:: The exercise ::
Quote word for word the lines below, beginning with the first and ending with the one that has "const rSquared = 0.8948;". Drop the pictures.

:: Data excerpts ::
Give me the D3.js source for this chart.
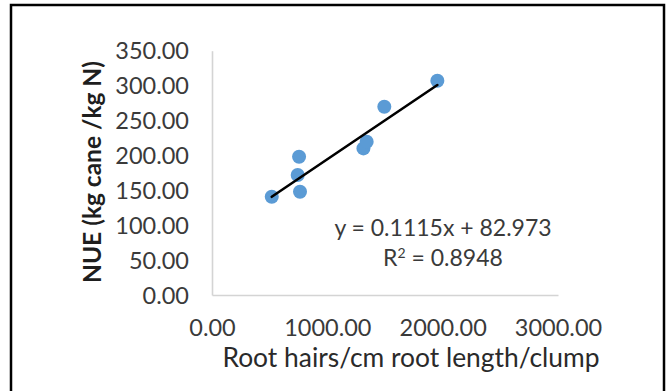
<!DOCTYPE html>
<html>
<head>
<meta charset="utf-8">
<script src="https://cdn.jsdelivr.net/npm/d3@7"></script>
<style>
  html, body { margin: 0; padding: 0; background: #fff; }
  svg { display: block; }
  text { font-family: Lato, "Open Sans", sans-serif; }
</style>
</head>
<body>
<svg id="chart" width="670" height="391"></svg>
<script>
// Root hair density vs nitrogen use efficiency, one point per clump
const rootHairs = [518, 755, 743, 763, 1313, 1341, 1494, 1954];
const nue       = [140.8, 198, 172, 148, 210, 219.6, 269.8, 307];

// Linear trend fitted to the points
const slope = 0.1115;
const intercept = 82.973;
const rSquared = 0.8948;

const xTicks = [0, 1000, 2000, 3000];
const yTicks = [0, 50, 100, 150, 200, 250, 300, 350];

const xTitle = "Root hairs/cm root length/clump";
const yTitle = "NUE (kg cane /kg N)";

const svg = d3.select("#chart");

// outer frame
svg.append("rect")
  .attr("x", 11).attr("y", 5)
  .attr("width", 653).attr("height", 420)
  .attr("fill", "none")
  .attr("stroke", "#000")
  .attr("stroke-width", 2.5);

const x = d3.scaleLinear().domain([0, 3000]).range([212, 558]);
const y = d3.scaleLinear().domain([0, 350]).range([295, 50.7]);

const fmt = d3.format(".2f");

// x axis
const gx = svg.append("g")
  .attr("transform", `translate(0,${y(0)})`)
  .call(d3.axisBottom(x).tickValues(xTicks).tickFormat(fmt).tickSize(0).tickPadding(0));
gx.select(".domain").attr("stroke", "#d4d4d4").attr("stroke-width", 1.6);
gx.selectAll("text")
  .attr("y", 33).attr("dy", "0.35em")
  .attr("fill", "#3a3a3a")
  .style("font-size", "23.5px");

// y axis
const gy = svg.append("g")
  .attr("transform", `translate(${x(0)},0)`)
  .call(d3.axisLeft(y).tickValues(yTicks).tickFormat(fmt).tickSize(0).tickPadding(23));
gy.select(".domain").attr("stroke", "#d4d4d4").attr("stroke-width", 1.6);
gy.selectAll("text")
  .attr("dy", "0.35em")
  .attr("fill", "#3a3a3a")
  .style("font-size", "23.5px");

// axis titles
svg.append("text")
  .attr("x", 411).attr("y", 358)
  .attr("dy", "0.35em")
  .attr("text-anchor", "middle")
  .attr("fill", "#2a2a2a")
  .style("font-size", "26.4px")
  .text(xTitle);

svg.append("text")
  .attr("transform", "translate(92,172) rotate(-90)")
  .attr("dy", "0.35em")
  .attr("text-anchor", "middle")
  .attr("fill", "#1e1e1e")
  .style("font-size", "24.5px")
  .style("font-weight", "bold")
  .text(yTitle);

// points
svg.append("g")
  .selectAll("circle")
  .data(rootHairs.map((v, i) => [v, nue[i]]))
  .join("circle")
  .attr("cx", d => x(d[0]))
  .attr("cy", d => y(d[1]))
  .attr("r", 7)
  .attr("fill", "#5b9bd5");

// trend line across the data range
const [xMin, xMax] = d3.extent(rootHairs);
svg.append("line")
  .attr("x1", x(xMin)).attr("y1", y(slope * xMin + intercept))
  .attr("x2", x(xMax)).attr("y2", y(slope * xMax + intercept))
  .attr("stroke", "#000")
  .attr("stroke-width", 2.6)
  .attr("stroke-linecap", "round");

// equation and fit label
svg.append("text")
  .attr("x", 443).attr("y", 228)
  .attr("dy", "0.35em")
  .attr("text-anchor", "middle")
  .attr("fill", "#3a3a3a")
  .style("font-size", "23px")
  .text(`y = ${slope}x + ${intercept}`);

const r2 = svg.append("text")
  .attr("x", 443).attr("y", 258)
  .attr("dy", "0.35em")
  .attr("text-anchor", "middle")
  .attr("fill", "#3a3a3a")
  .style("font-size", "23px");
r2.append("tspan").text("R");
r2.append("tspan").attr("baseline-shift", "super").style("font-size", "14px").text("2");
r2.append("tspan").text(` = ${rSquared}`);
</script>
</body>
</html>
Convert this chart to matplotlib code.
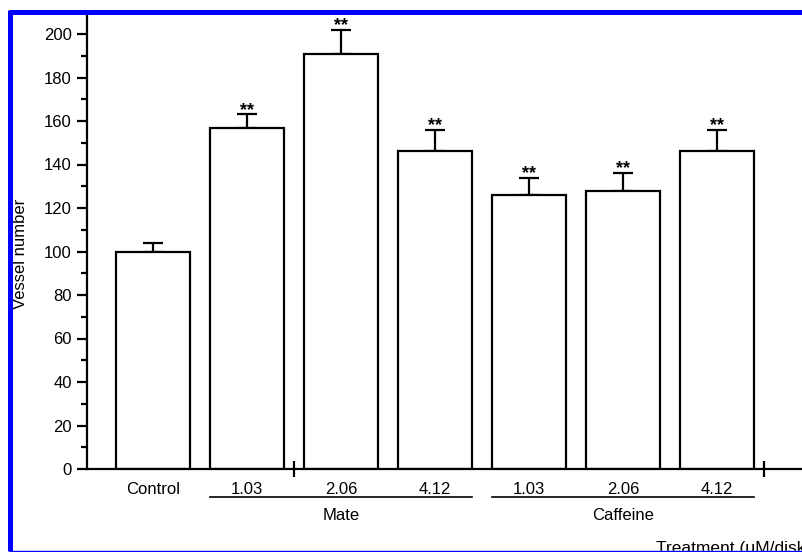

:: Right answer ::
Give me the D3.js source for this chart.
<!DOCTYPE html>
<html>
<head>
<meta charset="utf-8">
<script src="https://cdn.jsdelivr.net/npm/d3@7"></script>
<style>
  html, body { margin: 0; padding: 0; background: #fff; }
  svg { display: block; }
  text { font-family: Lato, "Open Sans", sans-serif; }
</style>
</head>
<body>
<svg id="chart" width="670" height="391"></svg>
<script>
// Root hair density vs nitrogen use efficiency, one point per clump
const rootHairs = [518, 755, 743, 763, 1313, 1341, 1494, 1954];
const nue       = [140.8, 198, 172, 148, 210, 219.6, 269.8, 307];

// Linear trend fitted to the points
const slope = 0.1115;
const intercept = 82.973;
const rSquared = 0.8948;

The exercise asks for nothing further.